I vary my method based on what I'm trying to accomplish. I did a brisket cook once in which I wanted to do VERY low (~175F) temp for the first few hours and then jack it up to ~275F. I filled the ring and placed just 3 or 4 lit coals together on top at the edge of the ring. The idea was for the fire to slowly spread out from that starting point. It worked almost perfectly. Toward the end of the low temp period I was having trouble keeping it at the desired temp, but that was okay. Then I opened the vents a bit more and it fairly quickly came up to 275F and I was able to keep it there. Putting the lit coals in the center would have resulted in more coals lighting more quickly and would have made it much harder to maintain that very low initial temp.

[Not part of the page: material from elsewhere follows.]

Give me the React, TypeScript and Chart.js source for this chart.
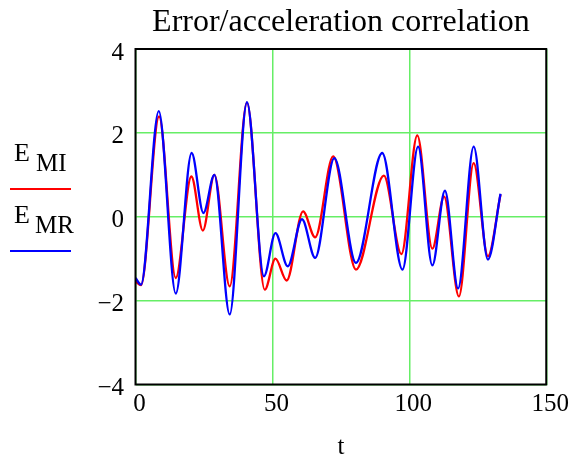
import React, { useEffect, useRef } from "react";
import { Chart, registerables } from "chart.js";

Chart.register(...registerables);

// E_MR (blue) — times and values of the curve's turning points
const tMR = [0, 2, 8.5, 14.7, 20.5, 24.8, 28.8, 34.4, 40.7, 46.9, 51.1, 55.6, 60.8, 65.6, 72.6, 80.5, 90.1, 97.5, 103.2, 108.4, 113, 117.8, 123.5, 128.7, 133.3];
const eMR = [-1.46, -1.62, 2.52, -1.83, 1.52, 0.09, 1.0, -2.33, 2.73, -1.42, -0.39, -1.18, -0.06, -0.98, 1.4, -1.1, 1.52, -1.26, 1.67, -1.16, 0.62, -1.71, 1.67, -1.02, 0.55];

// E_MI (red)
const tMI = [0, 2, 8.6, 14.7, 20.4, 24.6, 28.8, 34.4, 40.7, 47.2, 51.1, 55.2, 61.2, 65.6, 72.2, 80.5, 90.7, 97.1, 102.9, 108.4, 112.7, 118.1, 123.5, 128.7, 133.3];
const eMI = [-1.54, -1.63, 2.39, -1.46, 0.96, -0.33, 1.0, -1.66, 2.72, -1.74, -1.0, -1.52, 0.13, -0.49, 1.44, -1.26, 0.98, -0.89, 1.94, -0.76, 0.48, -1.9, 1.28, -0.94, 0.53];

const seriesMain = ["E", "E"];
const seriesSub = ["MI", "MR"];
const seriesColors = ["#ff0000", "#0000ff"];

const titleText = "Error/acceleration correlation";
const xTitle = "t";
const xMin = 0, xMax = 150, xStep = 50;
const yMin = -4, yMax = 4, yStep = 2;

const FONT = "'Liberation Serif', 'Times New Roman', serif";

const frameAndLegend = {
  id: "frameAndLegend",
  afterDraw(chart: any) {
    const { ctx, chartArea } = chart;
    ctx.save();
    ctx.strokeStyle = "#000";
    ctx.lineWidth = 2;
    ctx.strokeRect(chartArea.left, chartArea.top, chartArea.right - chartArea.left, chartArea.bottom - chartArea.top);
    // side legend
    const rows = [
      { eX: 14, eY: 160.7, sX: 36, sY: 170.7, lineY: 189 },
      { eX: 14, eY: 222.7, sX: 35, sY: 232.7, lineY: 251 },
    ];
    ctx.fillStyle = "#000";
    ctx.textBaseline = "alphabetic";
    ctx.textAlign = "left";
    rows.forEach((r, i) => {
      ctx.font = `26px ${FONT}`;
      ctx.fillText(seriesMain[i], r.eX, r.eY);
      ctx.font = `25px ${FONT}`;
      ctx.fillText(seriesSub[i], r.sX, r.sY);
      ctx.strokeStyle = seriesColors[i];
      ctx.lineWidth = 2;
      ctx.beginPath();
      ctx.moveTo(10, r.lineY);
      ctx.lineTo(71, r.lineY);
      ctx.stroke();
    });
    ctx.restore();
  },
};

const fmt = (v: number) => (v < 0 ? "\u2212" + Math.abs(v) : String(v));

export default function App() {
  const ref = useRef<HTMLCanvasElement | null>(null);
  useEffect(() => {
    if (!ref.current) return;
    const chart = new Chart(ref.current, {
      type: "line",
      data: {
        datasets: [
          {
            label: seriesMain[0] + seriesSub[0],
            data: tMI.map((t, i) => ({ x: t, y: eMI[i] })),
            borderColor: seriesColors[0],
            borderWidth: 2.3,
            pointRadius: 0,
            cubicInterpolationMode: "monotone",
            order: 1,
          },
          {
            label: seriesMain[1] + seriesSub[1],
            data: tMR.map((t, i) => ({ x: t, y: eMR[i] })),
            borderColor: seriesColors[1],
            borderWidth: 2.3,
            pointRadius: 0,
            cubicInterpolationMode: "monotone",
            order: 0,
          },
        ],
      },
      options: {
        animation: false,
        responsive: false,
        devicePixelRatio: 1,
        layout: { padding: { left: 0, right: 22.5, top: 0, bottom: 0 } },
        plugins: {
          legend: { display: false },
          tooltip: { enabled: false },
          title: {
            display: true,
            text: titleText,
            fullSize: false,
            color: "#000",
            font: { family: FONT, size: 32, weight: "normal", lineHeight: 1 },
            padding: { top: 7, bottom: 10 },
          },
        },
        scales: {
          x: {
            type: "linear",
            min: xMin,
            max: xMax,
            border: { display: false },
            grid: { color: "#66ee66", lineWidth: 1.5, drawTicks: false },
            ticks: {
              stepSize: xStep,
              color: "#000",
              font: { family: FONT, size: 25 },
              padding: 5,
              labelOffset: 4,
              maxRotation: 0,
            },
            title: {
              display: true,
              text: xTitle,
              color: "#000",
              font: { family: FONT, size: 25, lineHeight: 0.8 },
              padding: { top: 0, bottom: 0 },
            },
            afterFit: (s: any) => {
              s.height = 72.5;
            },
          },
          y: {
            type: "linear",
            min: yMin,
            max: yMax,
            border: { display: false },
            grid: { color: "#66ee66", lineWidth: 1.5, drawTicks: false },
            ticks: {
              stepSize: yStep,
              color: "#000",
              font: { family: FONT, size: 25 },
              padding: 11.5,
              labelOffset: 4,
              callback: (v: any) => fmt(Number(v)),
            },
            afterFit: (s: any) => {
              s.width = 135.5;
            },
          },
        },
      },
      plugins: [frameAndLegend],
    });
    return () => chart.destroy();
  }, []);
  return (
    <div style={{ position: "absolute", left: 0, top: 0, width: 570, height: 457, background: "#fff" }}>
      <canvas ref={ref} width={570} height={457} />
    </div>
  );
}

If you put the lit coals in a can in the center you're going to expose all of the charcoal surrounding that cylinder to heat and it will all start to burn working out from there. If, instead, you place the lit coals on top in the center, the fire will spread a bit slower because it has to burn both down and out. Spreading the lit coals across the entire top of the ring results in them mostly burning down uniformly through all the fuel.
I've used all of these methods at various times, along with several variations of a snake, depending on the pattern of heat I was striving for. So my answer would be that there's no single best method. The temperature is going to be a function of how much fuel is burning and how fast it's burning. Think about what you're trying to accomplish and how best to achieve that. You can often hit the same temp by burning lots of fuel in a low oxygen environment or burning a lot less fuel in a higher oxygen environment. And then you can put water in the pan as another approach to temperature control, allowing you to burn fuel in a higher oxygen environment with the water absorbing a lot of the excess heat.
Of late I've had some concerns about using primarily the availability of oxygen to control the burn rate/temp. My totally unscientific impression is that a very low oxygen burn produces a less clean taste in the food. I'm still experimenting with this.